# Data supplied
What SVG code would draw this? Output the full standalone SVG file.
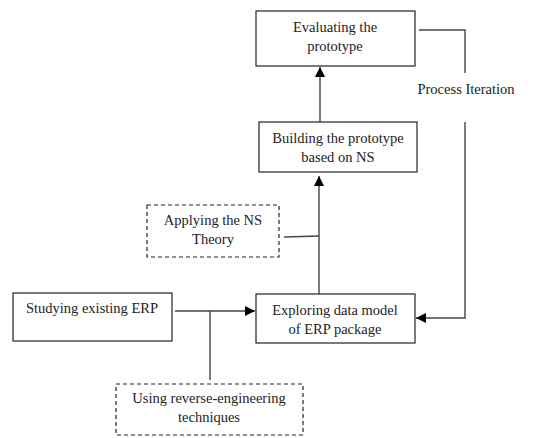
<svg xmlns="http://www.w3.org/2000/svg" width="553" height="438" viewBox="0 0 553 438">
<style>
.box{fill:#fff;stroke:#222;stroke-width:1.2}
.dash{fill:#fff;stroke:#222;stroke-width:1.2;stroke-dasharray:4 3}
.ln{fill:none;stroke:#444;stroke-width:1.4}
text{font-family:"Liberation Serif","Times New Roman",serif;font-size:14.5px;fill:#222;text-anchor:middle}
</style>
<defs>
<marker id="ah" markerWidth="10" markerHeight="10" refX="10" refY="5" orient="auto" markerUnits="userSpaceOnUse">
<path d="M0,0 L10,5 L0,10 Z" fill="#000"/>
</marker>
</defs>
<rect width="553" height="438" fill="#fff"/>
<g id="connectors">
<line class="ln" x1="320" y1="122" x2="320" y2="67" marker-end="url(#ah)"/>
<line class="ln" x1="319" y1="294" x2="319" y2="176" marker-end="url(#ah)"/>
<line class="ln" x1="284" y1="237" x2="319" y2="236"/>
<line class="ln" x1="175" y1="311" x2="255" y2="311" marker-end="url(#ah)"/>
<line class="ln" x1="210" y1="311" x2="210" y2="380"/>
<polyline class="ln" points="419,30 465,30 465,73"/>
<polyline class="ln" points="465,122 465,318 416,318" marker-end="url(#ah)"/>
<text x="466" y="94">Process Iteration</text>
</g>
<g id="evaluating">
<rect class="box" x="256" y="11" width="159" height="55"/>
<text x="335" y="32">Evaluating the</text>
<text x="335" y="51">prototype</text>
</g>
<g id="building">
<rect class="box" x="259" y="122" width="158" height="50"/>
<text x="338" y="143">Building the prototype</text>
<text x="338" y="162">based on NS</text>
</g>
<g id="applying">
<rect class="dash" x="147" y="205" width="132" height="52"/>
<text x="213" y="225">Applying the NS</text>
<text x="213" y="244">Theory</text>
</g>
<g id="studying">
<rect class="box" x="13" y="293" width="159" height="48"/>
<text x="92" y="313">Studying existing ERP</text>
</g>
<g id="exploring">
<rect class="box" x="256" y="294" width="159" height="49"/>
<text x="335" y="315">Exploring data model</text>
<text x="335" y="334">of ERP package</text>
</g>
<g id="using">
<rect class="dash" x="116" y="384" width="187" height="51"/>
<text x="209" y="403">Using reverse-engineering</text>
<text x="209" y="422">techniques</text>
</g>
</svg>
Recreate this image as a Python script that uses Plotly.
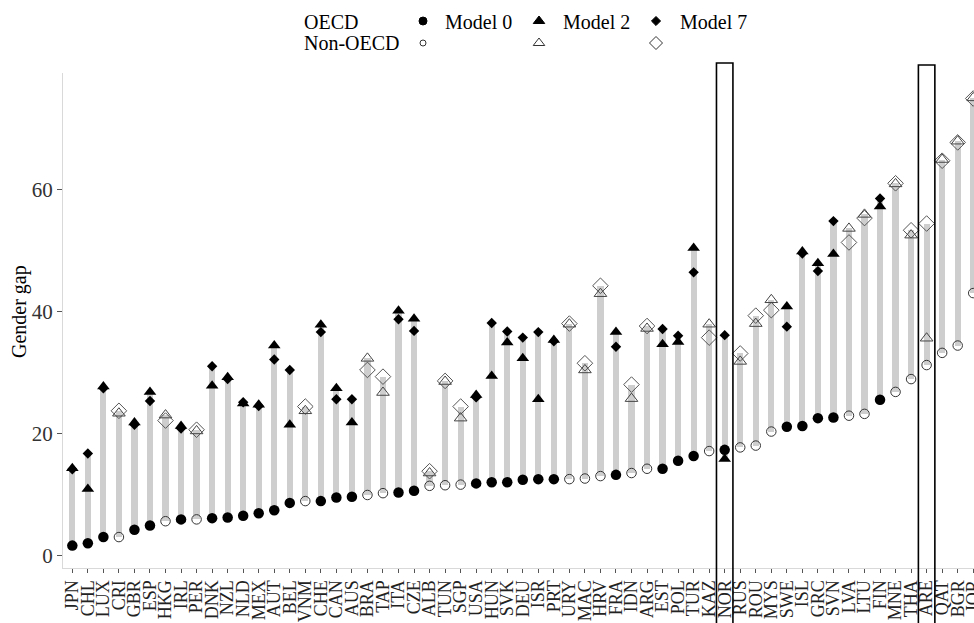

# What the task asks
Repeat each entry exactly as it appears; skip any picture.

# Result for this exercise
What SVG code would draw this? Output the full standalone SVG file.
<svg xmlns="http://www.w3.org/2000/svg" width="553" height="438" viewBox="0 0 553 438">
<style>
.box{fill:#fff;stroke:#222;stroke-width:1.2}
.dash{fill:#fff;stroke:#222;stroke-width:1.2;stroke-dasharray:4 3}
.ln{fill:none;stroke:#444;stroke-width:1.4}
text{font-family:"Liberation Serif","Times New Roman",serif;font-size:14.5px;fill:#222;text-anchor:middle}
</style>
<defs>
<marker id="ah" markerWidth="10" markerHeight="10" refX="10" refY="5" orient="auto" markerUnits="userSpaceOnUse">
<path d="M0,0 L10,5 L0,10 Z" fill="#000"/>
</marker>
</defs>
<rect width="553" height="438" fill="#fff"/>
<g id="connectors">
<line class="ln" x1="320" y1="122" x2="320" y2="67" marker-end="url(#ah)"/>
<line class="ln" x1="319" y1="294" x2="319" y2="176" marker-end="url(#ah)"/>
<line class="ln" x1="284" y1="237" x2="319" y2="236"/>
<line class="ln" x1="175" y1="311" x2="255" y2="311" marker-end="url(#ah)"/>
<line class="ln" x1="210" y1="311" x2="210" y2="380"/>
<polyline class="ln" points="419,30 465,30 465,73"/>
<polyline class="ln" points="465,122 465,318 416,318" marker-end="url(#ah)"/>
<text x="466" y="94">Process Iteration</text>
</g>
<g id="evaluating">
<rect class="box" x="256" y="11" width="159" height="55"/>
<text x="335" y="32">Evaluating the</text>
<text x="335" y="51">prototype</text>
</g>
<g id="building">
<rect class="box" x="259" y="122" width="158" height="50"/>
<text x="338" y="143">Building the prototype</text>
<text x="338" y="162">based on NS</text>
</g>
<g id="applying">
<rect class="dash" x="147" y="205" width="132" height="52"/>
<text x="213" y="225">Applying the NS</text>
<text x="213" y="244">Theory</text>
</g>
<g id="studying">
<rect class="box" x="13" y="293" width="159" height="48"/>
<text x="92" y="313">Studying existing ERP</text>
</g>
<g id="exploring">
<rect class="box" x="256" y="294" width="159" height="49"/>
<text x="335" y="315">Exploring data model</text>
<text x="335" y="334">of ERP package</text>
</g>
<g id="using">
<rect class="dash" x="116" y="384" width="187" height="51"/>
<text x="209" y="403">Using reverse-engineering</text>
<text x="209" y="422">techniques</text>
</g>
</svg>
Recreate this image as a Python script that uses Plotly.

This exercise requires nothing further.